UDDERLY outraged protesters have staged a city centre stampede after council officials threatened to put a fibreglass cow out to pasture.
Staff from The Huxley Bar and The Kyloe Restaurant on Rutland Place have taken to the streets in a bid to save the “Kyloe Cow”, after officials marked it for the slaughter house.
The brown and white sculpture protrudes from an upper window of the listed building in the West End.
The council says it has received complaints about the cow, which was put up by the restaurant to help people find them during the tramworks.
In December, when staff at the restaurant made clear they wouldn’t take the removal of their cow lying down, the council said they would be willing to discuss the matter – but Louise MacLean, head of marketing for The Kyloe said no such discussion was forthcoming.

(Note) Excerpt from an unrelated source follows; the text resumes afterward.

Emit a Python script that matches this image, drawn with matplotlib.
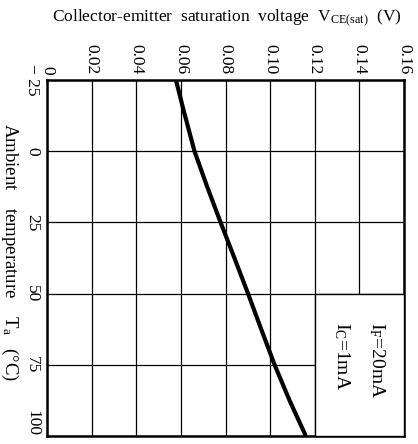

“We were encouraged when we heard that, but then they replied to our offer of dialogue with another standard letter saying the cow had to go. We’ve applied for planning permission, which we expect to be refused, but our customers love the cow and we want them to know that we’re doing all we can.”
And after mounting the fancy-dress street protest, she said: “We’ve come out to make more people aware of the council trying to force us to remove our beloved cow, which we introduced as a marker when the tram project left us hidden behind roadworks. The council didn’t have a problem until the end of last year, when we were suddenly told we had 21 days to remove it as we had not sought planning permission.”
A petition launched four weeks ago to help avert cow-tastrophe has also garnered more than 1600 signatures.
“Lots of people who signed have left comments asking if the council don’t have anything better to do, like fixing potholes for example? The cow isn’t doing any harm, and they were happy to turn a blind eye while the tram works were blocking our front door.”
Milly Richards, 19, who has been working as a waitress in The Huxley since the start of the month, was only too happy to don a cow suit to help save the mascot, adding: “It would be such a shame to lose this landmark.”
Marion Williams, director of Edinburgh civic trust The Cockburn Association said the cow was unlikely to be condemned by them.
She said: “I don’t have a problem with it. It is a listed building but the cow isn’t damaging it, it is removable and as far as signage goes it is unique and has character.” A spokeswoman for the city council said: “Applications for listed building and advert consent have now been submitted, which means our enforcement notice is now on hold.
“As the applications have still to be determined, it wouldn’t be appropriate to comment any further at this stage.”